Let's Treat Irreplaceables (Teachers, Not Cartoon Superheroes) Accordingly
One of the themes my Education Policy Center friends and I like to harp on is how poorly most of our K-12 system does in distinguishing high-quality educators from their low-performing counterparts. And the problem is especially pronounced in low-income urban communities, where tremendous need exists for great instruction to compensate for the challenges more students bring to school.
Do we provide the top-tier teachers real opportunities for more pay, career advancement, specialization, and expanded student reach? How about this one: Do schools work to keep the highest-performing instructors at a significantly greater rate than their peers who provide 5 to 6 months less of learning per year?
Education Week guest bloggers Sydney Morris and Evan Stone (co-founders of Educators for Excellence) say teachers are not surprised to hear the answer. Whether or not you are shocked, the findings of the latest report from The New Teacher Project (TNTP) should be disturbing:
…schools rarely make a strong effort to keep these teachers despite their success—and rarely usher unsuccessful teachers out.
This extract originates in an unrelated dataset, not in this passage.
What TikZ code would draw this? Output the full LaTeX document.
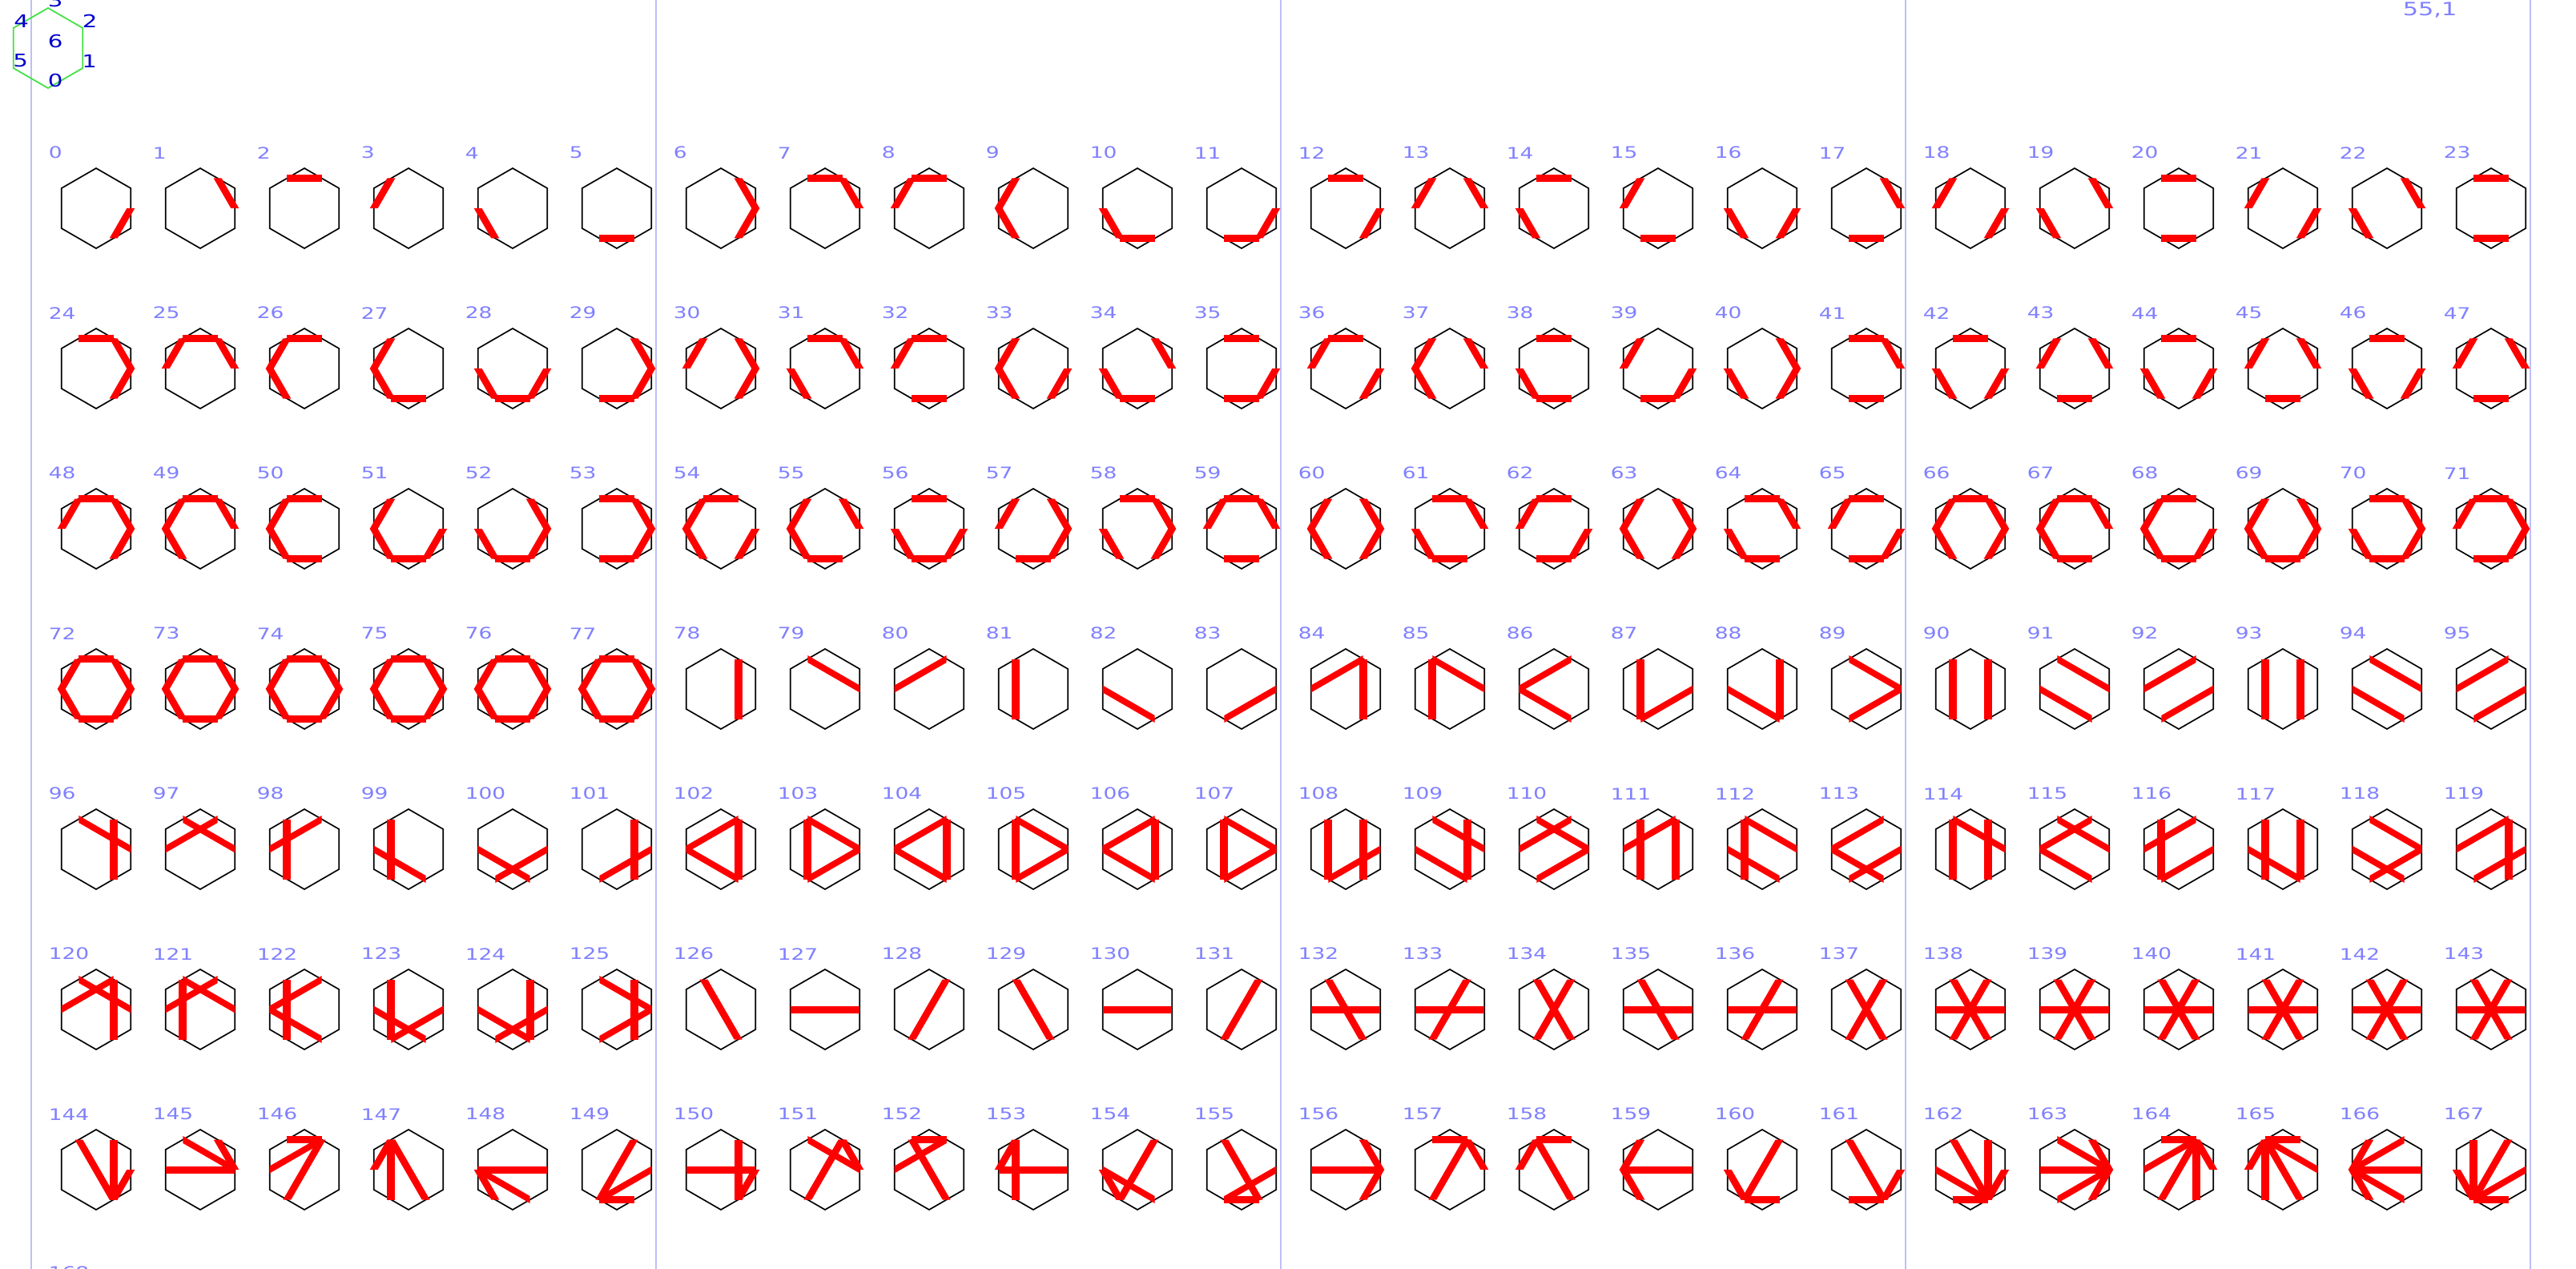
\documentclass[tikz,border=0pt]{standalone}
\usepackage{fontspec}
\setmainfont{DejaVu Sans}
\usepackage{graphicx}
\definecolor{lab}{RGB}{128,128,255}
\definecolor{legblue}{RGB}{0,0,205}
\definecolor{leggreen}{RGB}{70,225,70}
\definecolor{sep}{RGB}{190,190,250}
\definecolor{tilered}{RGB}{255,0,0}
\newcommand\hexoutline[3]{%
  \draw[#1] ({#2+43.30127},{#3-25}) -- ({#2},{#3-50}) -- ({#2-43.30127},{#3-25})
    -- ({#2-43.30127},{#3+25}) -- ({#2},{#3+50}) -- ({#2+43.30127},{#3+25}) -- cycle;}
\newcommand\redseg[4]{%
  \pgfmathsetmacro\xa{#1+43.30127*cos(-60+60*#3)}%
  \pgfmathsetmacro\ya{#2-43.30127*sin(-60+60*#3)}%
  \pgfmathsetmacro\xb{#1+43.30127*cos(-60+60*#4)}%
  \pgfmathsetmacro\yb{#2-43.30127*sin(-60+60*#4)}%
  \pgfmathtruncatemacro\isx{abs(\xb-\xa)>=abs(\yb-\ya)}%
  \ifnum\isx=1
    \fill[tilered] (\xa,{\ya-4.5}) -- (\xb,{\yb-4.5}) -- (\xb,{\yb+4.5}) -- (\xa,{\ya+4.5}) -- cycle;
  \else
    \fill[tilered] ({\xa-5},\ya) -- ({\xb-5},\yb) -- ({\xb+5},\yb) -- ({\xa+5},\ya) -- cycle;
  \fi}
\newcommand\widen[1]{\scalebox{1.33}[1]{#1}}
\begin{document}
\begin{tikzpicture}[x=0.25pt,y=-0.25pt,
  hexline/.style={draw=black,line width=0.42pt},
  leghex/.style={draw=leggreen,line width=0.45pt},
  sepline/.style={draw=sep,line width=0.55pt},
  tilelabel/.style={anchor=south west,inner sep=0pt,text=lab,font=\fontsize{4.97}{6}\selectfont},
  leglabel/.style={anchor=south west,inner sep=0pt,text=legblue,font=\fontsize{5.5}{6.5}\selectfont},
  poslabel/.style={anchor=base west,inner sep=0pt,text=lab,font=\fontsize{5.7}{7}\selectfont}]
\useasboundingbox (0,0) rectangle (3216,1584);
\clip (0,0) rectangle (3216,1584);
\fill[white] (0,0) rectangle (3216,1584);
% separators
\foreach \k in {0,...,4} {
  \coordinate (st\k) at ({39+780*\k},0);
  \coordinate (sb\k) at ({39+780*\k},1584);
  \draw[sepline] (st\k) -- (sb\k);
}
% legend
\hexoutline{leghex}{60}{60}
\node[leglabel] (v0) at (59,110) {\widen{0}};
\node[leglabel] (v1) at (101.5,85) {\widen{1}};
\node[leglabel] (v2) at (102,35) {\widen{2}};
\node[leglabel] (v3) at (59,10) {\widen{3}};
\node[leglabel] (v4) at (16.5,35) {\widen{4}};
\node[leglabel] (v5) at (15.5,85) {\widen{5}};
\node[leglabel] (v6) at (59,61) {\widen{6}};
\node[poslabel] (pos) at (2999,19.5) {\widen{55,1}};
% tiles
\foreach \pp/\sgl in {0/{01},1/{01,12},2/{01,23},3/{01,34},4/{01,12,23},5/{01,12,34},
  6/{01,23,34},7/{01,23,45},8/{01,12,23,34},9/{01,23,34,45},10/{01,12,34,45},
  11/{01,12,23,34,45},12/{01,12,23,34,45,50},13/{02},14/{02,24},15/{02,35},
  16/{02,13},17/{02,24,40},18/{02,35,51},19/{02,13,35},20/{02,13,24},21/{03},
  22/{03,14},23/{03,14,25},24/{01,02,03},25/{01,02,14},26/{01,12,14},
  27/{01,02,03,04,05}} {
  \foreach \rr in {0,...,5} {
    \pgfmathtruncatemacro\tn{6*\pp+\rr}
    \pgfmathsetmacro\cx{120+130*mod(\tn,24)}
    \pgfmathsetmacro\cy{260+200*div(\tn,24)}
    \hexoutline{hexline}{\cx}{\cy}
    \node[tilelabel] (lab\tn) at ({\cx-60},{\cy-61}) {\widen{\tn}};
    \foreach \sg in \sgl {
      \pgfmathtruncatemacro\ia{mod(div(\sg,10)+\rr,6)}
      \pgfmathtruncatemacro\ja{mod(mod(\sg,10)+\rr,6)}
      \redseg{\cx}{\cy}{\ia}{\ja}
    }
  }
}
\node[tilelabel] (lab168) at (60,1597) {\widen{168}};
\end{tikzpicture}
\end{document}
As a result, the best and worst teachers leave urban schools at strikingly similar rates. The nation’s 50 largest districts lose approximately 10,000 Irreplaceables each year. Meanwhile, about 40 percent of teachers with more than seven years of experience are less effective at advancing academic progress than the average first-year teacher.
Irreplaceables, you say? They wouldn’t happen to be cousins to a remarkably gifted family of costumed Supers, would they?
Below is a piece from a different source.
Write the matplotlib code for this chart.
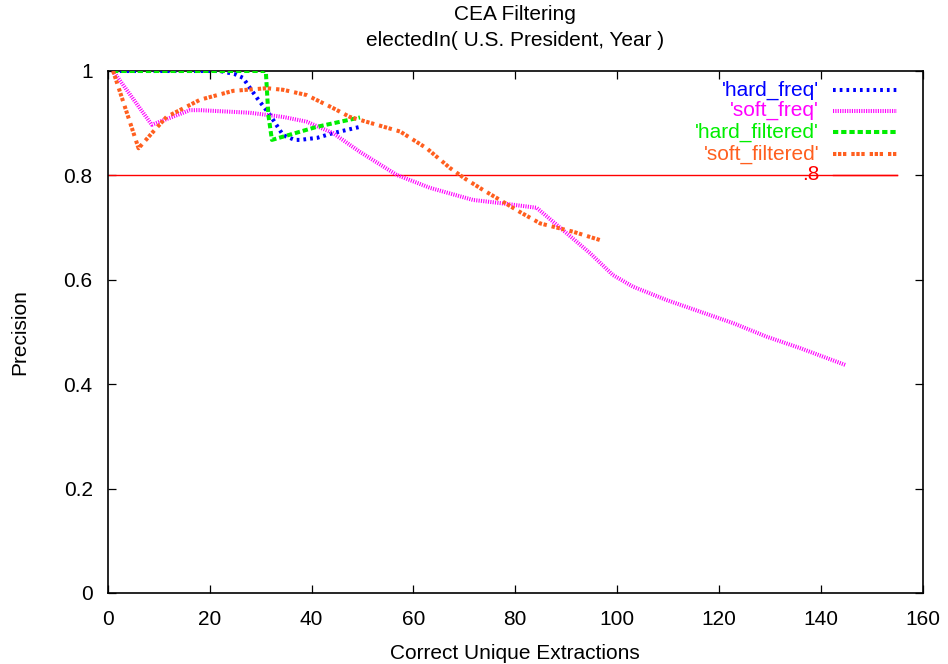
from __future__ import annotations

import matplotlib

matplotlib.use("Agg")
import matplotlib.pyplot as plt
from matplotlib.lines import Line2D


# precision vs. number of correct unique extractions, one series per filter
HARD_FREQ_X = [1, 22.0, 24.9, 26.5, 29.3, 31.8, 34.4, 36.7, 37.7, 41.1, 44.2, 49.5]
HARD_FREQ_Y = [1.0, 1.0, 0.994, 0.987, 0.948, 0.916, 0.877, 0.868, 0.868, 0.872, 0.881, 0.893]

SOFT_FREQ_X = [1, 8.6, 16.1, 18.1, 27.9, 34.4, 39.0, 44.2, 49.5, 56.7, 63.3, 71.7, 77.0,
               84.2, 89.4, 94.7, 99.2, 103.1, 109.8, 116.3, 122.8, 129.4, 136.0, 144.8]
SOFT_FREQ_Y = [1.0, 0.897, 0.925, 0.925, 0.920, 0.912, 0.903, 0.881, 0.845, 0.801, 0.776, 0.753, 0.747,
               0.738, 0.695, 0.651, 0.609, 0.587, 0.561, 0.539, 0.517, 0.491, 0.469, 0.437]

HARD_FILTERED_X = [1, 31.0, 31.5, 32.2, 41.0, 49.5]
HARD_FILTERED_Y = [1.0, 1.0, 0.916, 0.868, 0.893, 0.911]

SOFT_FILTERED_X = [1, 6.0, 8.9, 11.5, 18.1, 24.6, 31.2, 34.4, 39.0, 44.2, 47.5, 52.8, 57.4,
                   62.6, 67.2, 70.1, 73.7, 77.0, 80.9, 84.9, 91.4, 96.7]
SOFT_FILTERED_Y = [1.0, 0.852, 0.884, 0.912, 0.945, 0.962, 0.967, 0.964, 0.954, 0.929, 0.912, 0.897, 0.884,
                   0.852, 0.814, 0.794, 0.772, 0.753, 0.730, 0.708, 0.692, 0.676]

THRESHOLD = 0.8
THRESHOLD_X = [0, 155]

SERIES_LABELS = ["'hard_freq'", "'soft_freq'", "'hard_filtered'", "'soft_filtered'", ".8"]
X_TICKS = [0, 20, 40, 60, 80, 100, 120, 140, 160]
Y_TICKS = [0, 0.2, 0.4, 0.6, 0.8, 1]
Y_TICK_LABELS = ["0", "0.2", "0.4", "0.6", "0.8", "1"]

FONT = "Liberation Sans"
FS = 15

STYLES = [
    dict(color="#0000ff", dashes=(1.95, 2.9)),
    dict(color="#ff00ff", dashes=(0.8, 0.9)),
    dict(color="#00ee00", dashes=(3.8, 2.1)),
    dict(color="#ff5f1f", dashes=(2.4, 1.2, 2.4, 1.2, 2.4, 3.6)),
    dict(color="#ff0000", dashes=None),
]


def main() -> None:
    plt.rcParams.update(
        {
            "font.family": FONT,
            "font.size": FS,
            "lines.scale_dashes": False,
        }
    )
    fig = plt.figure(figsize=(9.48, 6.64), dpi=100)
    ax = fig.add_axes([108 / 948, 71 / 664, 814.5 / 948, 522 / 664])

    series = [
        (HARD_FREQ_X, HARD_FREQ_Y),
        (SOFT_FREQ_X, SOFT_FREQ_Y),
        (HARD_FILTERED_X, HARD_FILTERED_Y),
        (SOFT_FILTERED_X, SOFT_FILTERED_Y),
    ]

    # threshold line first so the curves sit on top of it
    ax.plot(THRESHOLD_X, [THRESHOLD, THRESHOLD], color=STYLES[4]["color"], lw=1.0, zorder=2)
    for (xs, ys), st in zip(series, STYLES):
        ax.plot(xs, ys, color=st["color"], lw=2.9, dashes=st["dashes"],
                dash_capstyle="butt", solid_joinstyle="miter", zorder=3)

    # gnuplot-style key: label on the left, line sample on the right
    key_y = [0.9636, 0.924, 0.883, 0.841, 0.801]
    for label, st, yk in zip(SERIES_LABELS, STYLES, key_y):
        ax.text(0.873, yk, label, transform=ax.transAxes, ha="right", va="center",
                color=st["color"], fontsize=FS, zorder=4)
        if st["dashes"] is None:
            sample = Line2D([0.890, 0.9687], [yk, yk], transform=ax.transAxes,
                            color=st["color"], lw=1.0, zorder=4)
        else:
            sample = Line2D([0.890, 0.9687], [yk, yk], transform=ax.transAxes,
                            color=st["color"], lw=2.9, dashes=st["dashes"],
                            dash_capstyle="butt", zorder=4)
        ax.add_line(sample)

    ax.set_xlim(0, 160)
    ax.set_ylim(0, 1)
    ax.set_xticks(X_TICKS)
    ax.set_xticklabels([str(t) for t in X_TICKS])
    ax.set_yticks(Y_TICKS)
    ax.set_yticklabels(Y_TICK_LABELS)
    ax.tick_params(direction="in", length=5.8, width=0.9, top=True, right=True,
                   labelsize=FS)
    ax.tick_params(axis="x", pad=12)
    ax.tick_params(axis="y", pad=11)
    for sp in ax.spines.values():
        sp.set_linewidth(1.2)

    ax.set_xlabel("Correct Unique Extractions", fontsize=FS, labelpad=11)
    ax.set_ylabel("Precision", fontsize=FS, labelpad=25)
    ax.set_title("CEA Filtering\nelectedIn( U.S. President, Year )", fontsize=FS,
                 linespacing=1.5, pad=18)

    fig.savefig("out.png", dpi=100)
    plt.close(fig)


if __name__ == "__main__":
    main()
Not exactly. TNTP defines Irreplaceables as the top 20 percent or so of instructors, those “so successful at advancing student learning that they are nearly impossible to replace.” Yet the report found in four major urban districts that these top performers are retained at nearly the exact same rate as the lowest-performing teachers. Given the relatively recent advancements in data that allow us to accurately identify and distinguish the two groups of instructors from each other, this finding is nearly criminal.
It almost goes without saying that there are numerous obstacles to giving top-flight teachers a greater reason to keep at what they do successfully. TNTP correctly focuses on poorly-trained principals, but who also can forget union-negotiated policies, onerous bureaucratic requirements, and of course, the momentum of an established culture resistant to change.
Breakthroughs are being made in some places (like the Harrison School District near Colorado Springs), but for now they remain exceptional changes on the system’s fringes. Most Colorado school districts still provide big raises for master’s degrees, and promote or release teachers based on seniority.
Like TNTP’s momentous report The Widget Effect launched a number of well-thought-out reforms — including Colorado’s own Senate Bill 191 — I certainly hope The Irreplaceables‘ recommendations spur some similar changes. Then they would mean even more to me than an animated superhero family.